At 1020 the first Zero of the Japanese attack group began rolling down the flight deck of the flagship Akagi, aboard Kaga aircraft were warming up as they were on the Soryu.  The unsuspecting Japanese were finally alerted when lookouts screamed “helldivers.” Wade McClusky’s aircraft lined up over the Akagi and Kaga pushing into their dives at 1022. There was a bit of confusion when the bulk of Scouting 6 joined the attack of Bombing 6 on the Kaga.  The unprepared carrier was struck by four 1000 pound bombs which exploded on her flight deck and hangar deck igniting the fully fueled and armed aircraft of her strike group and the ordnance littered about the hangar deck.  Massive fires and explosions wracked the ship and in minutes the proud ship was reduced to an infernal hell with fires burning uncontrollably. She was abandoned and would sink at 1925 taking 800 of her crew with her.     LT Dick Best of Scouting 6 peeled off from the attack on Kaga and shifted to the Japanese flagship Akagi. On board Akagi were two of Japans legendary pilots CDR Mitsuo Fuchida leader of and CDR Minoru Genda the architect of the Pearl Harbor attack and subsequent string of Japanese victories.  Both officers were on the sick list and had come up from sick bay to watch as the fleet was attacked.  Seeing Kaga burst into flames they stood mesmerized until Akagi’s lookouts screamed out the warning “helldivers” at 1026.  Best’s aircraft hit with deadly precision landing tow of their bombs on Akagi’s flight deck creating havoc among the loaded aircraft and starting fires and igniting secondary explosions which turned the ship into a witch’s cauldron.  By 1046 Admiral Nagumo and his staff were forced to transfer the flag to the cruiser Nagara as Akagi’s crew tried to bring the flames under control. They would do so into the night until nothing more could be done and abandoned ship at 2000.  Admiral Yamamoto ordered her scuttled and at 0500 on June 5th the pride of the Japanese carrier force was scuttled.

Scouting 6 gets the Akagi

VB-3 under LCDR Max Leslie from the Yorktown stuck the Soryu with 17 aircraft, only 13 of which had bombs due to an electronic arming device malfunction on 4 of the aircraft including the squadron leader Leslie.  Despite this they dove on the Soryu at 1025 hitting that ship with 3 and maybe as many as 5 bombs. Soryu like her companions burst into flames as the ready aircraft and ordnance exploded about her deck. She was ordered abandoned at 1055 and would sink at 1915 taking 718 of her crew with her.
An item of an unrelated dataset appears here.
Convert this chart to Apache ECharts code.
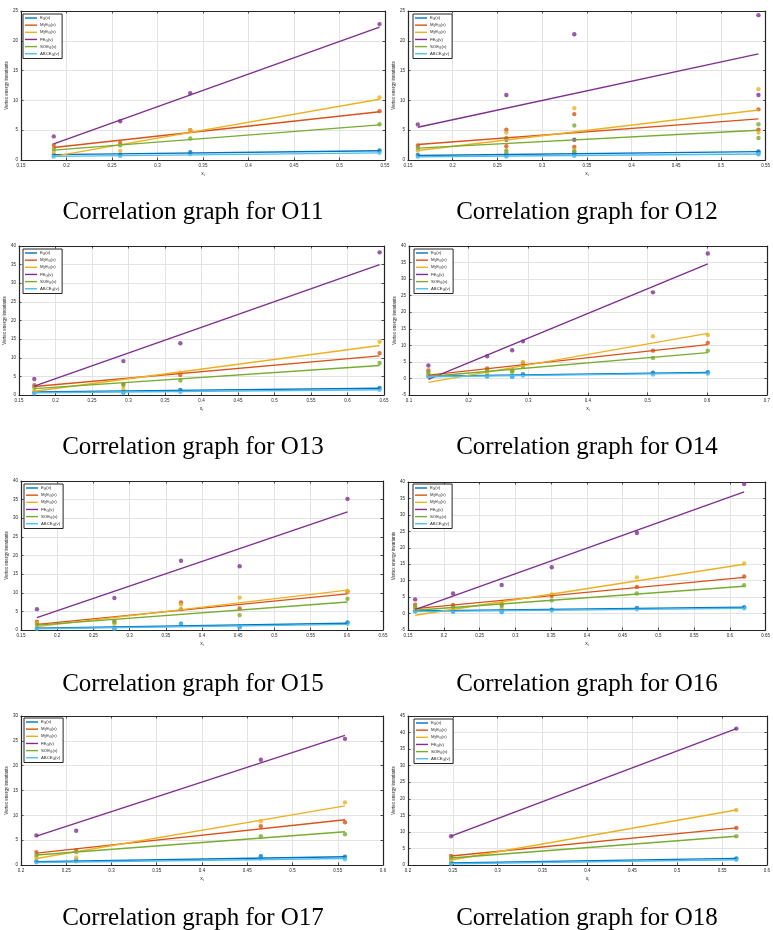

The remaining Japanese flattop the Hiryu attained the same fate later in the day after engaging in an epic duel with the Yorktown which her aircraft heavily damaged.

It was quite miraculous what happened at Midway in those five pivotal minutes.  Authors have entitled books about Midway Incredible Victory and Miracle at Midway and the titles reflect the essence of the battle.  A distinctly smaller force defeated a vastly superior fleet in terms of experience, training and equipment and when it appeared that the Japanese Fleet would advance to victory in a span of less than 5 minutes turn what looked like certain defeat into one of the most incredible and even miraculous victories in the history of Naval warfare.  In those 5 minutes history was changed in a breathtaking way.  While the war would drag on and the Japanese still inflict painful losses and defeats on the US Navy in the waters around Guadalcanal the tide had turned and the Japanese lost the initiative in the Pacific never to regain it.   The Japanese government hid the defeat from the Japanese people instead proclaiming a great victory while the American government could not fully publicize the information that led to the ability of the US Navy to be at the right place at the right time and defeat the Imperial Navy.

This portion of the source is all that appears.